Putting a bad pun in the title is always a great start to a blog post, right? Try the veal, I’m here all week. But seriously, proving medical causation of an injury in a personal injury case nearly always requires expert medical testimony. There a few exceptions for objective injuries that would be obvious to a layperson (like cuts and bruises), but generally proving medical causation requires a physician to testify that within a reasonable degree of medical probability, the injury or medical condition was causally related to the accident.

The most obvious source of this testimony is the plaintiff’s treating physician. There are strengths and weaknesses in using a treating physician as an expert witness. One of these can be that since you generally do not choose the treating physician, you are stuck with their qualifications, however good or bad they may be.
This issue can arise when the treating physician turns out to hold the degree of Doctor of Osteopathy rather than Medical Doctor. When this happens, it is a natural area of cross-examination. Juries expect physicians and expert medical witnesses to be M.D.s, and tend to be skeptical when they are not.

One way to try to remedy this is to point out that in practice, this is a distinction without a difference. On direct (and perhaps in cross-examination of the defense expert) illustrate the commonalities between the holders of the two degrees.

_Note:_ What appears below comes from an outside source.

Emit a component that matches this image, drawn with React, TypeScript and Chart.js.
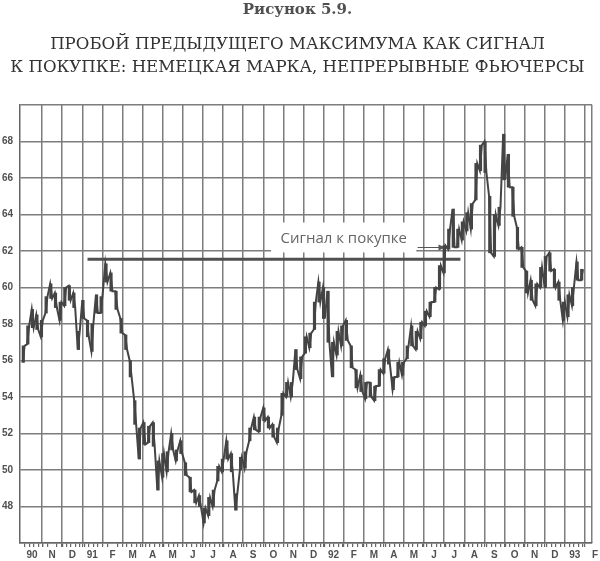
import React, { useEffect, useRef } from 'react';
import { Chart, registerables } from 'chart.js';

Chart.register(...registerables);

// ---- Text ----
const titleText = 'Рисунок 5.9.';
const subtitleLines = [
  'ПРОБОЙ ПРЕДЫДУЩЕГО МАКСИМУМА КАК СИГНАЛ',
  'К ПОКУПКЕ: НЕМЕЦКАЯ МАРКА, НЕПРЕРЫВНЫЕ ФЬЮЧЕРСЫ',
];
const signalText = 'Сигнал к покупке';

// ---- Categories (weeks, dated by their Wednesday) ----
const firstWeek = '1990-10-03';
const xRangeStart = '1990-09-28';
const xRangeEnd = '1993-02-11';

// ---- Month tick labels (Oct 1990 .. Feb 1993) ----
const monthLabels = ['90', 'N', 'D', '91', 'F', 'M', 'A', 'M', 'J', 'J', 'A', 'S', 'O', 'N', 'D',
  '92', 'F', 'M', 'A', 'M', 'J', 'J', 'A', 'S', 'O', 'N', 'D', '93', 'F'];

// ---- Y ticks ----
const yMin = 46;
const yMax = 70;
const yStep = 2;
const yLabels = [48, 50, 52, 54, 56, 58, 60, 62, 64, 66, 68];

// ---- Weekly price ranges (Deutsche mark continuous futures) ----
const weeklyLow = [
  55.9, 56.9, 57.8, 57.7, 57.3, 58.6, 59.4, 58.9, 58.2, 59.0,
  59.3, 58.9, 56.6, 58.3, 57.3, 56.5, 58.6, 58.6, 60.3, 59.8,
  58.8, 57.5, 56.6, 55.1, 52.5, 50.6, 51.4, 51.5, 51.3, 48.9,
  49.6, 49.9, 51.1, 50.5, 50.9, 49.7, 48.8, 48.2, 48.0, 47.1,
  47.5, 48.0, 49.4, 49.9, 50.6, 49.9, 47.8, 50.0, 50.1, 51.6,
  52.2, 52.1, 52.7, 52.3, 51.8, 51.5, 53.0, 54.0, 54.0, 55.5,
  55.0, 56.4, 56.7, 57.7, 59.2, 58.3, 57.0, 55.1, 56.3, 56.8,
  57.1, 55.6, 54.5, 54.3, 53.9, 54.0, 53.8, 54.6, 55.3, 55.8,
  54.4, 55.1, 55.2, 56.1, 56.8, 56.6, 57.2, 57.9, 58.4, 59.2,
  59.9, 60.8, 62.1, 62.2, 62.2, 62.6, 63.1, 63.2, 64.8, 66.4,
  66.3, 61.9, 61.7, 63.4, 65.9, 65.5, 63.9, 62.1, 61.1, 59.7,
  59.3, 59.0, 60.0, 60.0, 60.9, 60.0, 59.3, 58.2, 58.4, 59.0,
  60.4, 60.4,
];
const weeklyHigh = [
  56.8, 57.9, 58.8, 58.5, 58.2, 59.5, 60.2, 59.7, 59.2, 60.0,
  60.1, 59.7, 57.6, 59.3, 58.2, 58.0, 59.6, 59.5, 61.3, 60.8,
  59.8, 58.3, 57.4, 56.0, 53.8, 52.3, 52.6, 52.4, 52.6, 50.5,
  50.9, 51.0, 52.0, 51.1, 51.6, 50.4, 49.6, 48.9, 48.6, 47.9,
  48.5, 48.9, 50.2, 50.6, 51.6, 50.9, 48.7, 50.7, 51.0, 52.3,
  52.9, 52.9, 53.4, 52.9, 52.5, 52.3, 54.2, 54.8, 54.8, 56.6,
  56.2, 57.3, 57.5, 59.2, 60.3, 60.0, 59.8, 57.0, 57.6, 57.9,
  58.2, 56.8, 55.5, 55.2, 54.8, 54.8, 54.6, 55.5, 56.1, 56.6,
  55.1, 55.9, 55.9, 56.8, 57.9, 57.6, 58.1, 58.7, 59.2, 60.0,
  61.2, 62.3, 63.2, 64.3, 63.2, 63.6, 64.1, 64.6, 66.8, 67.8,
  68.0, 65.0, 64.0, 64.4, 68.4, 67.3, 65.5, 63.3, 62.2, 60.9,
  60.4, 60.2, 61.1, 61.7, 61.9, 61.0, 60.3, 59.2, 59.6, 60.0,
  61.4, 61.0,
];

// ---- Annotation ----
const signalLevel = 61.55;
const signalFrom = '1991-01-09';
const signalTo = '1992-07-26';
const noteBoxFrom = '1991-10-13';
const noteBoxTo = '1992-05-20';
const noteBoxLow = 61.92;
const noteBoxHigh = 63.56;
const noteTextLevel = 62.68;
const arrowLevel = 62.22;
const arrowFrom = '1992-05-22';
const arrowTo = '1992-07-03';

// month index: 0 = 1 Oct 1990
function monthIndex(s: string): number {
  const [y, m, d] = s.split('-').map(Number);
  const dim = new Date(Date.UTC(y, m, 0)).getUTCDate();
  return (y - 1990) * 12 + (m - 10) + (d - 1) / dim;
}

function addDays(s: string, n: number): string {
  const [y, m, d] = s.split('-').map(Number);
  const dt = new Date(Date.UTC(y, m - 1, d + n));
  return dt.toISOString().slice(0, 10);
}

const weekDates = weeklyLow.map((_, i) => addDays(firstWeek, i * 7));

// each week drawn as a low/high swing (Tuesday and Friday), like a dense daily bar chart
function buildPricePath() {
  const pts: { x: number; y: number }[] = [];
  weekDates.forEach((d, i) => {
    const mid = weeklyLow[i] + weeklyHigh[i];
    const next = i + 1 < weekDates.length ? weeklyLow[i + 1] + weeklyHigh[i + 1] : mid;
    const first = next >= mid ? weeklyLow[i] : weeklyHigh[i];
    const second = next >= mid ? weeklyHigh[i] : weeklyLow[i];
    pts.push({ x: monthIndex(addDays(d, -1)), y: first });
    pts.push({ x: monthIndex(addDays(d, 2)), y: second });
  });
  return pts;
}

const GRID = '#7d7d7d';
const INK = '#444444';
const TXT = '#505050';

function tickKind(v: number): string {
  const f = v - Math.floor(v);
  if (f < 1e-9 || 1 - f < 1e-9) return 'boundary';
  if (Math.abs(f - 0.5) < 1e-9) return 'label';
  return 'minor';
}

export default function App() {
  const ref = useRef<HTMLCanvasElement | null>(null);

  useEffect(() => {
    if (!ref.current) return;
    const xMin = monthIndex(xRangeStart);
    const xMax = monthIndex(xRangeEnd);

    const notePlugin = {
      id: 'signalNote',
      beforeDatasetsDraw(chart: any) {
        const { ctx, scales } = chart;
        const x = scales.x, y = scales.y;
        const x1 = x.getPixelForValue(monthIndex(noteBoxFrom));
        const x2 = x.getPixelForValue(monthIndex(noteBoxTo));
        const y1 = y.getPixelForValue(noteBoxHigh);
        const y2 = y.getPixelForValue(noteBoxLow);
        ctx.save();
        ctx.fillStyle = '#ffffff';
        ctx.fillRect(x1, y1, x2 - x1, y2 - y1);
        ctx.fillStyle = '#666666';
        ctx.font = '15px "Open Sans"';
        ctx.textAlign = 'center';
        ctx.textBaseline = 'middle';
        ctx.fillText(signalText, (x1 + x2) / 2, y.getPixelForValue(noteTextLevel));
        const ay = Math.round(y.getPixelForValue(arrowLevel)) + 0.5;
        const ax1 = x.getPixelForValue(monthIndex(arrowFrom));
        const ax2 = x.getPixelForValue(monthIndex(arrowTo));
        ctx.strokeStyle = '#555555';
        ctx.lineWidth = 1;
        ctx.beginPath();
        ctx.moveTo(ax1, ay);
        ctx.lineTo(ax2 - 5, ay);
        ctx.stroke();
        ctx.fillStyle = '#555555';
        ctx.beginPath();
        ctx.moveTo(ax2, ay);
        ctx.lineTo(ax2 - 7, ay - 3);
        ctx.lineTo(ax2 - 7, ay + 3);
        ctx.closePath();
        ctx.fill();
        ctx.restore();
      },
    };

    const chart = new Chart(ref.current, {
      type: 'line',
      data: {
        datasets: [
          {
            type: 'bar',
            data: weekDates.map((d, i) => ({ x: monthIndex(d), y: [weeklyLow[i], weeklyHigh[i]] })) as any,
            backgroundColor: INK,
            borderWidth: 0,
            barThickness: 2.5,
            grouped: false,
            xAxisID: 'x',
          } as any,
          {
            type: 'line',
            data: buildPricePath(),
            borderColor: INK,
            borderWidth: 2,
            pointRadius: 0,
            tension: 0,
            fill: false,
          } as any,
          {
            type: 'line',
            data: [
              { x: monthIndex(signalFrom), y: signalLevel },
              { x: monthIndex(signalTo), y: signalLevel },
            ],
            borderColor: '#505050',
            borderWidth: 3,
            pointRadius: 0,
          } as any,
        ],
      },
      options: {
        animation: false,
        responsive: false,
        layout: { padding: { left: 0, right: 5, top: 0, bottom: 0 } },
        plugins: {
          legend: { display: false },
          tooltip: { enabled: false },
          title: {
            display: true,
            text: titleText,
            color: TXT,
            font: { family: 'DejaVu Serif', size: 15, weight: 'bold', lineHeight: '18px' },
            padding: { top: 1, bottom: 14.5 },
          },
          subtitle: {
            display: true,
            text: subtitleLines,
            color: '#333333',
            font: { family: 'DejaVu Serif', size: 16.6, weight: 'normal', lineHeight: '23px' },
            padding: { top: 0, bottom: 25.5 },
          },
        },
        scales: {
          xg: {
            type: 'linear',
            position: 'bottom',
            min: xMin,
            max: xMax,
            offset: false,
            afterBuildTicks: (scale: any) => {
              const t: any[] = [];
              for (let k = 1; k <= Math.floor(xMax); k++) t.push({ value: k });
              t.push({ value: xMax });
              scale.ticks = t;
            },
            afterFit: (scale: any) => {
              scale.height = 0;
            },
            grid: { color: GRID, lineWidth: 1.5, drawTicks: false, offset: false },
            border: { display: false },
            ticks: { display: false },
          },
          x: {
            type: 'linear',
            position: 'bottom',
            min: xMin,
            max: xMax,
            offset: false,
            afterBuildTicks: (scale: any) => {
              const t: any[] = [];
              for (let k = 1; k <= Math.floor(xMax); k++) t.push({ value: k });
              monthLabels.forEach((_, k) => t.push({ value: k + 0.5 }));
              weekDates.forEach((d) => {
                const v = monthIndex(addDays(d, 2));
                if (v > xMin && v < xMax && tickKind(v) === 'minor') t.push({ value: v });
              });
              t.sort((a, b) => a.value - b.value);
              scale.ticks = t;
            },
            afterFit: (scale: any) => {
              scale.height = 18;
            },
            grid: {
              drawOnChartArea: false,
              offset: false,
              tickColor: (c: any) => {
                if (!c.tick) return 'rgba(0,0,0,0)';
                return tickKind(c.tick.value) === 'label' ? 'rgba(0,0,0,0)' : '#666666';
              },
              lineWidth: 1.2,
              tickLength: 4,
              drawTicks: true,
            },
            border: { display: true, color: '#666666', width: 1.5 },
            ticks: {
              autoSkip: false,
              maxRotation: 0,
              minRotation: 0,
              padding: 2,
              color: TXT,
              font: { family: 'Liberation Sans', size: 10, weight: 'bold' },
              callback: (v: any) => {
                const n = Number(v);
                if (tickKind(n) !== 'label') return '';
                return monthLabels[Math.round(n - 0.5)] || '';
              },
            },
          },
          y: {
            type: 'linear',
            min: yMin,
            max: yMax,
            afterFit: (scale: any) => {
              scale.width = 20;
            },
            grid: {
              color: GRID,
              lineWidth: 1.5,
              drawTicks: false,
            },
            border: { display: true, color: '#666666', width: 1.5 },
            ticks: {
              stepSize: yStep,
              padding: 7,
              color: TXT,
              font: { family: 'Liberation Sans', size: 10, weight: 'bold' },
              callback: (v: any) => (yLabels.includes(Number(v)) ? String(v) : ''),
            },
          },
        },
      } as any,
      plugins: [notePlugin],
    });
    return () => chart.destroy();
  }, []);

  return (
    <div style={{ position: 'absolute', left: 0, top: 0, width: 600, height: 561, background: '#fff' }}>
      <canvas ref={ref} width={600} height={561} style={{ display: 'block' }} />
    </div>
  );
}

A few days ago, I came across Declaratory Ruling 97-1 of the Maryland Board of Physician Quality Assurance. It contains a paragraph that neatly explains the many similarities and the singular difference between the two degrees:

“According to Education of the Osteopathic Physician, a publication of the
American Association of Colleges of Osteopathic Medicine, both doctors of medicine
and doctors of osteopathy are physicians who have taken a prescribed amount of
premedical training, graduated from an undergraduate college and received four years
of training in a medical school. They both use scientifically accepted methods of
diagnosis and treatment, and are often licensed by the same state medical board. The
philosophical difference is the osteopathic profession’s emphasis on the importance of
the musculoskeletal system in health and disease and the development and uses of
manipulative diagnosis and treatment.”

It is easy to see how this kind of information can be useful in putting together a list of questions that may help in ameliorating any credibility issues that may arise with a witness who holds a D.O. degree. These are all things that would be very difficult for a defense expert to deny on cross.

I will save a .pdf copy of this ruling to use in the next case where my treating physician expert is a D.O. I will have to remember to let you know how it turns out. Does anyone else out there have experience with this issue? How did you handle it?